[Extracted records]
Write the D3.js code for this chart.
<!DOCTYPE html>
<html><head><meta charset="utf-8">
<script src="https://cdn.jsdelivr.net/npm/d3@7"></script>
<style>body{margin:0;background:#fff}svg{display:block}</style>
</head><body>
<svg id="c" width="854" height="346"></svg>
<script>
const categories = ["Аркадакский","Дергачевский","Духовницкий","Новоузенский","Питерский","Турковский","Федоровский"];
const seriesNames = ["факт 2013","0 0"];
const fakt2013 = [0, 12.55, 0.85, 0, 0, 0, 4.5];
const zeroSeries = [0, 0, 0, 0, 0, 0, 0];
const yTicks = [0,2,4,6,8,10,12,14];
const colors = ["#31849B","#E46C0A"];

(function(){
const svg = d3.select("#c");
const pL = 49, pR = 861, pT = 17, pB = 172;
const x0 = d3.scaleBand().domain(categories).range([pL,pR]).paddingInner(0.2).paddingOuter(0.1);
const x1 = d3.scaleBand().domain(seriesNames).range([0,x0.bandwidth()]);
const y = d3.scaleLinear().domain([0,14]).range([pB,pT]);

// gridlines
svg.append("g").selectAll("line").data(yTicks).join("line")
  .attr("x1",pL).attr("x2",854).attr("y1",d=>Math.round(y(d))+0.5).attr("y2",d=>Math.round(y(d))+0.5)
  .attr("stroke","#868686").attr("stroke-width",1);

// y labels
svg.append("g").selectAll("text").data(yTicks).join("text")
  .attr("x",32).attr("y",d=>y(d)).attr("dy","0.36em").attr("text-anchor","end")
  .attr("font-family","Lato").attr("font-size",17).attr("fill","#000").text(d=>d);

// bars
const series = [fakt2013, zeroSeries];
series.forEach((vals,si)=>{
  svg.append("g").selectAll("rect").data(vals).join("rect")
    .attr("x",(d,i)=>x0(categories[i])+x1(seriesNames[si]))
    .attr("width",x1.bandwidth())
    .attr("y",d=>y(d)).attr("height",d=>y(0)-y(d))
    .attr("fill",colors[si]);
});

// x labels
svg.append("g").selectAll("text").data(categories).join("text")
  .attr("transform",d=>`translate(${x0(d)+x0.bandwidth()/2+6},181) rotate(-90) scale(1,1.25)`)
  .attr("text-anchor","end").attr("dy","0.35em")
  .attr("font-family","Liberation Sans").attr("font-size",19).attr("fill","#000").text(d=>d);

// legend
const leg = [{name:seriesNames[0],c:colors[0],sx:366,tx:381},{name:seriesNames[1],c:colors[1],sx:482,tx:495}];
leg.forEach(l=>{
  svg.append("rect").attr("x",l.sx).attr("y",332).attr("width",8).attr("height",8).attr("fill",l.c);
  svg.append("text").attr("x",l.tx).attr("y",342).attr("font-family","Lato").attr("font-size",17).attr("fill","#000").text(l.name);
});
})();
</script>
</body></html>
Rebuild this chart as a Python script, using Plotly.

Objective:
Reproduce the entries above in full by retyping them exactly.

Task solution:
Write the D3.js code for this chart.
<!DOCTYPE html>
<html><head><meta charset="utf-8">
<script src="https://cdn.jsdelivr.net/npm/d3@7"></script>
<style>body{margin:0;background:#fff}svg{display:block}</style>
</head><body>
<svg id="c" width="854" height="346"></svg>
<script>
const categories = ["Аркадакский","Дергачевский","Духовницкий","Новоузенский","Питерский","Турковский","Федоровский"];
const seriesNames = ["факт 2013","0 0"];
const fakt2013 = [0, 12.55, 0.85, 0, 0, 0, 4.5];
const zeroSeries = [0, 0, 0, 0, 0, 0, 0];
const yTicks = [0,2,4,6,8,10,12,14];
const colors = ["#31849B","#E46C0A"];

(function(){
const svg = d3.select("#c");
const pL = 49, pR = 861, pT = 17, pB = 172;
const x0 = d3.scaleBand().domain(categories).range([pL,pR]).paddingInner(0.2).paddingOuter(0.1);
const x1 = d3.scaleBand().domain(seriesNames).range([0,x0.bandwidth()]);
const y = d3.scaleLinear().domain([0,14]).range([pB,pT]);

// gridlines
svg.append("g").selectAll("line").data(yTicks).join("line")
  .attr("x1",pL).attr("x2",854).attr("y1",d=>Math.round(y(d))+0.5).attr("y2",d=>Math.round(y(d))+0.5)
  .attr("stroke","#868686").attr("stroke-width",1);

// y labels
svg.append("g").selectAll("text").data(yTicks).join("text")
  .attr("x",32).attr("y",d=>y(d)).attr("dy","0.36em").attr("text-anchor","end")
  .attr("font-family","Lato").attr("font-size",17).attr("fill","#000").text(d=>d);

// bars
const series = [fakt2013, zeroSeries];
series.forEach((vals,si)=>{
  svg.append("g").selectAll("rect").data(vals).join("rect")
    .attr("x",(d,i)=>x0(categories[i])+x1(seriesNames[si]))
    .attr("width",x1.bandwidth())
    .attr("y",d=>y(d)).attr("height",d=>y(0)-y(d))
    .attr("fill",colors[si]);
});

// x labels
svg.append("g").selectAll("text").data(categories).join("text")
  .attr("transform",d=>`translate(${x0(d)+x0.bandwidth()/2+6},181) rotate(-90) scale(1,1.25)`)
  .attr("text-anchor","end").attr("dy","0.35em")
  .attr("font-family","Liberation Sans").attr("font-size",19).attr("fill","#000").text(d=>d);

// legend
const leg = [{name:seriesNames[0],c:colors[0],sx:366,tx:381},{name:seriesNames[1],c:colors[1],sx:482,tx:495}];
leg.forEach(l=>{
  svg.append("rect").attr("x",l.sx).attr("y",332).attr("width",8).attr("height",8).attr("fill",l.c);
  svg.append("text").attr("x",l.tx).attr("y",342).attr("font-family","Lato").attr("font-size",17).attr("fill","#000").text(l.name);
});
})();
</script>
</body></html>
Rebuild this chart as a Python script, using Plotly.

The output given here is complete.